The role of government

The government’s interventions in the market may be because of malicious intentions of the top or those near the top governance seats to suit their own selfish purposes. On the other hand, the central planning may be crucial in serving the nations purposes by directing resources where they are of dire need. Some of the areas that the central planning system focuses are on production, investment, and distribution.

The system may focus on either of them of even the three of them (Bockman 2011; Grossman 1987). In its involvements, the government may have state owned firms in which it has full control and it directs its production under a macroeconomic plan.

There are two forms of this mechanism that the government can adopt, the command economy or the economic planning method. Under the first, the government becomes authoritative in line with production and it requires obedience from the firms (Carl 1947; Nove 1987; Boone 1998).

The second is quite different in that the government does not use a command line in directing production but instead direct production by offering incentives to the companies that would lure them into producing certain products or investing in a certain area. In either case, the government is able to achieve its macroeconomic goals.

Market segment in the UAE

Event though the United Arab Emirate has declared its state as market economy, it has not fully embraced the requirements of the free market economy. Restrictions still exist in the economic linearization an example being the failure to discontinue the exclusive agency distribution agreements, which allow particular families to have monopolies in some of the country’s economic sectors.

Furthermore, the government owns most of the private companies thus the ruling families are highly involved in the country’s economic activities not to mention that only a thin line exists between the public and the private companies. As Bertelsmann Stiftung (2012) notes, the state is moving from a monopoly which is controlled by the government to a duopoly with the same controller.

Merits and demerits

One of the most obvious advantage of the system is the fact that the decision maker basis their decision on the citizen. During the decision making process, the interests of the citizen come at the forefront and thus is superior in this matter as compared to the market mechanism in which decision-making has profitability as the base line (Myant 2010; Flanagan 1998).

Sometimes competition may not be profitable, especially if it encourages deterioration of working conditions and depletion or destruction of the environment or an ecosystem. Economic planning becomes important at this point because it eliminates this destructive competition and thus preserving the environment and its citizens.

Another advantage is that it helps avoid organizational and industrial unrests. Since the government sets and pays out wages, industrial unrests like strikes in this case are non-existent. The focus given to quality of life by this system gives the impression that under this mechanism, the needs of the employees are the base line for decision-making.

Despite having such advantages, the planned economy has its own failures and pitfalls. Chief among the disadvantages is the fact that it is a deterrent to work. The fact that people under this system receive payments even when they are no working means that they get less motivated with time and therefore, the system is associated with much inefficiency in the production or any channels the government regulates.

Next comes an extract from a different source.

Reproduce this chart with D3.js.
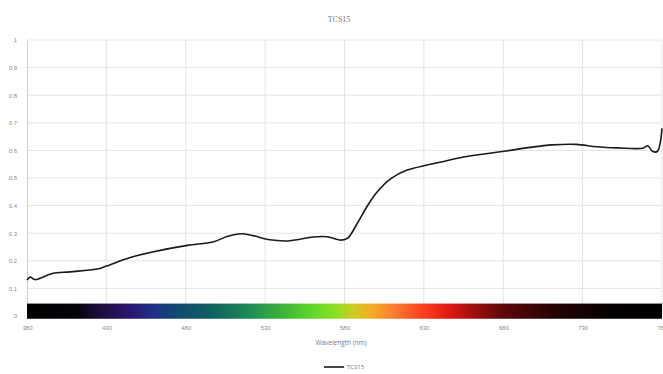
<!DOCTYPE html>
<html>
<head>
<meta charset="utf-8">
<script src="https://cdn.jsdelivr.net/npm/d3@7"></script>
<style>
  body { margin: 0; background: #fff; }
  svg { display: block; font-family: "Open Sans", "DejaVu Sans", sans-serif; }
</style>
</head>
<body>
<div id="chart"></div>
<script>
// values
const wavelength = [380, 382, 385, 396, 407, 424, 430, 445, 459, 481, 497, 506, 513, 516, 522, 533, 544, 552, 560, 569, 578, 582, 588, 594, 600, 609, 619, 632, 640, 655, 682, 697, 711, 726, 739, 752, 768, 771, 774, 777, 780];
const reflectance = [0.13, 0.141, 0.132, 0.154, 0.16, 0.17, 0.181, 0.212, 0.232, 0.256, 0.268, 0.288, 0.297, 0.298, 0.292, 0.276, 0.272, 0.278, 0.286, 0.287, 0.275, 0.282, 0.335, 0.395, 0.446, 0.497, 0.528, 0.547, 0.557, 0.576, 0.598, 0.611, 0.62, 0.622, 0.613, 0.609, 0.608, 0.617, 0.597, 0.596, 0.68];
const xTicks = [380, 430, 480, 530, 580, 630, 680, 730, 780];
const yTicks = [0, 0.1, 0.2, 0.3, 0.4, 0.5, 0.6, 0.7, 0.8, 0.9, 1];
const seriesName = 'TCS15';

// visible-spectrum strip under the curve (wavelength -> colour)
const spectrumWl = [380, 412, 425, 445, 460, 475, 495, 520, 540, 560, 575, 585, 597, 612, 630, 645, 660, 680, 710, 745, 780];
const spectrumColor = ['#000000', '#060309', '#1d0d3c', '#2b166e', '#1f3288', '#0f4a70', '#0f5f60', '#1e8a55', '#3bb23a', '#5fd82a', '#8fe024', '#cccc22', '#f4ac24', '#fb7a30', '#f83e20', '#e41a12', '#a41010', '#5e0808', '#280404', '#080000', '#000000'];

const W = 663, H = 374;
const margin = { top: 40, right: 1, bottom: 58, left: 27 };
const iw = W - margin.left - margin.right;
const ih = H - margin.top - margin.bottom;

const x = d3.scaleLinear().domain([380, 780]).range([0, iw]);
const y = d3.scaleLinear().domain([0, 1]).range([ih, 0]);

const svg = d3.select('#chart').append('svg').attr('width', W).attr('height', H);
const g = svg.append('g').attr('transform', `translate(${margin.left},${margin.top})`);

// gridlines
g.append('g').selectAll('line').data(yTicks.slice(1)).enter().append('line')
  .attr('x1', 0).attr('x2', iw).attr('y1', d => y(d)).attr('y2', d => y(d))
  .attr('stroke', '#e4e4e4').attr('stroke-width', 1);
g.append('g').selectAll('line').data(xTicks.slice(1)).enter().append('line')
  .attr('x1', d => x(d)).attr('x2', d => x(d)).attr('y1', 0).attr('y2', ih)
  .attr('stroke', '#e4e4e4').attr('stroke-width', 1);

// y axis
const yAxis = g.append('g').call(d3.axisLeft(y).tickValues(yTicks).tickSize(0).tickPadding(10).tickFormat(d3.format('~g')));
yAxis.select('.domain').attr('stroke', '#cfcfcf');
yAxis.selectAll('text').attr('fill', '#8a8a8a').style('font-size', '6px');

// x axis labels
const xAxis = g.append('g').attr('transform', `translate(0,${ih})`)
  .call(d3.axisBottom(x).tickValues(xTicks).tickSize(0).tickPadding(10).tickFormat(d3.format('d')));
xAxis.select('.domain').remove();
xAxis.selectAll('text').attr('fill', '#8a8a8a').style('font-size', '6px');

// spectrum strip
const defs = svg.append('defs');
const grad = defs.append('linearGradient').attr('id', 'spectrum')
  .attr('gradientUnits', 'userSpaceOnUse')
  .attr('x1', x(380)).attr('x2', x(780)).attr('y1', 0).attr('y2', 0);
grad.selectAll('stop').data(spectrumWl).enter().append('stop')
  .attr('offset', d => (d - 380) / 400)
  .attr('stop-color', (d, i) => spectrumColor[i]);

g.append('rect')
  .attr('x', x(380)).attr('width', x(780) - x(380))
  .attr('y', y(0.045)).attr('height', y(-0.01) - y(0.045))
  .attr('fill', 'url(#spectrum)');

// the curve
const line = d3.line()
  .x((d, i) => x(wavelength[i]))
  .y(d => y(d))
  .curve(d3.curveCatmullRom.alpha(0.5));

g.append('path').datum(reflectance)
  .attr('fill', 'none').attr('stroke', '#1a1a1a').attr('stroke-width', 1.6)
  .attr('stroke-linejoin', 'round')
  .attr('d', line);

// title
svg.append('text').attr('x', 339).attr('y', 22).attr('text-anchor', 'middle')
  .attr('fill', '#777').style('font-size', '8px').style('font-family', '"Liberation Serif", serif')
  .text(seriesName);

// x axis title
svg.append('text').attr('x', 341).attr('y', 345).attr('text-anchor', 'middle')
  .attr('fill', '#777').style('font-size', '6.5px')
  .text('Wavelength (nm)');

// legend
const lg = svg.append('g').attr('transform', 'translate(324,367)');
lg.append('line').attr('x1', 0).attr('x2', 20).attr('y1', 0).attr('y2', 0)
  .attr('stroke', '#1a1a1a').attr('stroke-width', 1.6);
lg.append('text').attr('x', 23).attr('y', 2).attr('fill', '#777').style('font-size', '6px').text(seriesName);
</script>
</body>
</html>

This replicates in the firms these people work in form of underperformance ad later in the economy as slow-paced economic growth (Magill 1991). In the case of the services industry, the quality of services deteriorates and therefore consumers end up dissatisfied.

Another disadvantage is that the market participants have no a variety of choice and there is inefficient allocation of resources. Under this mechanism, the producer produces goods and services under directions and thus the number of products available leaves the consumer with no varying choices to make (Xuesheng and Schweitzer 1998).

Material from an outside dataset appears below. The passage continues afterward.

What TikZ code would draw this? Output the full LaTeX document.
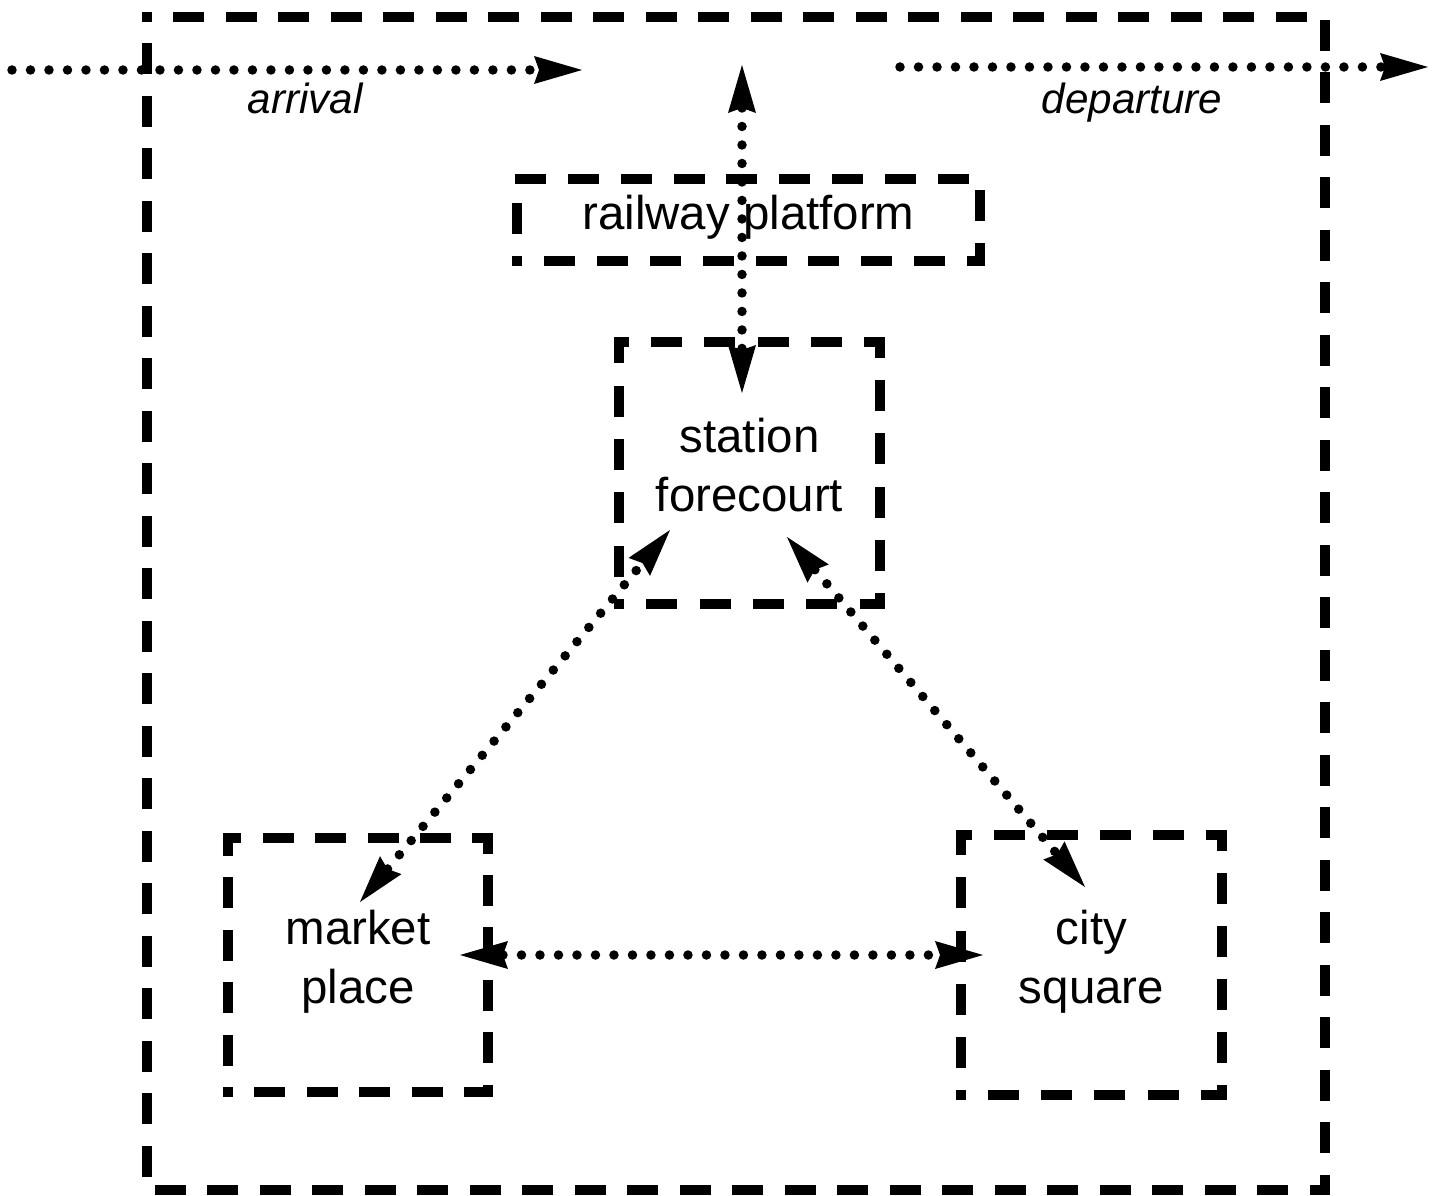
\documentclass[tikz,border=0pt]{standalone}
\usepackage{fontspec}
\setmainfont{Liberation Sans}
\usetikzlibrary{arrows.meta, decorations}

\begin{document}
\begin{tikzpicture}[x=0.02cm, y=-0.02cm,
	frame/.style={draw, line width=0.2cm, line cap=rect, dash pattern=on 0.42cm off 0.62cm, dash expand off},
	area/.style={frame, align=center, inner sep=0pt, text depth=0.9em, font=\fontsize{27}{33.5}\selectfont},
	walk/.style={line width=0.19cm, line cap=round, dash pattern=on 0pt off 0.37cm,
		>={Stealth[length=0.96cm, width=0.56cm, inset=0.1cm, line width=0pt]}},
	tag/.style={font=\fontsize{24}{29}\selectfont\itshape, anchor=base}]

\useasboundingbox (0,0) rectangle (1433,1196);

%\draw[step=100, gray!40] (0,0) grid (1433,1196);

% the station area
\draw[frame] (147,17) rectangle (1325,1190);

\node[area, minimum width=9.26cm, minimum height=1.64cm] (platform) at (748.5,220) {railway platform};
\node[area, minimum width=5.22cm, minimum height=5.24cm] (forecourt) at (749.5,473) {station\\forecourt};
\node[area, minimum width=5.2cm, minimum height=5.08cm] (market) at (358,965) {market\\place};
\node[area, minimum width=5.22cm, minimum height=5.2cm] (square) at (1091.5,965) {city\\square};

% train in and out
\coordinate (arr-a) at (12,70);
\coordinate (arr-b) at (582,70);
\coordinate (dep-a) at (900,67);
\coordinate (dep-b) at (1428,67);
\coordinate (tracks) at (742,65);

\draw[walk, ->] (arr-a) -- (arr-b);
\draw[walk, ->] (dep-a) -- (dep-b);
\node[tag] (arrival) at (305,114) {arrival};
\node[tag] (departure) at (1132,114) {departure};

% walking routes
\draw[walk, <->] (tracks) -- ([shift={(-7.5,-80)}]forecourt.center);
\draw[walk, <->] ([shift={(2,-63)}]market.center) -- ([shift={(-79.5,57)}]forecourt.center);
\draw[walk, <->] ([shift={(37.5,64)}]forecourt.center) -- ([shift={(-6.5,-78)}]square.center);
\draw[walk, <->] ([shift={(102,-10)}]market.center) -- ([shift={(-108.5,-10)}]square.center);

\end{tikzpicture}
\end{document}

This means that even if the products or services are poor, the consumer will have no choice but accept the poor quality product. The planners cannot forecast the consumer’s and therefore, there are often overproduction and underproduction in which case consumer needs go unsatisfied.

Conclusion

As the United Arab Emirates endeavor to liberate its market in order to spur economic growth and its macroeconomic goals, it is important to note that neither of these two mechanisms is perfect and therefore, the government should adopt a way of employing a mixed economy. A mixed economy allows the government to intervene at the weaknesses of the free market mechanism and prevent its dangers from happening.

This is the most practical approach that many countries have practiced for decades and it still stands out to be the best practice.

The policy under the mixed economy is that the government should intervene only when allocating resources that are meant for the benefit of all, or when providing important services, which participants in the market cannot provide, or when preventing harm that participants in the market may cause to the environment.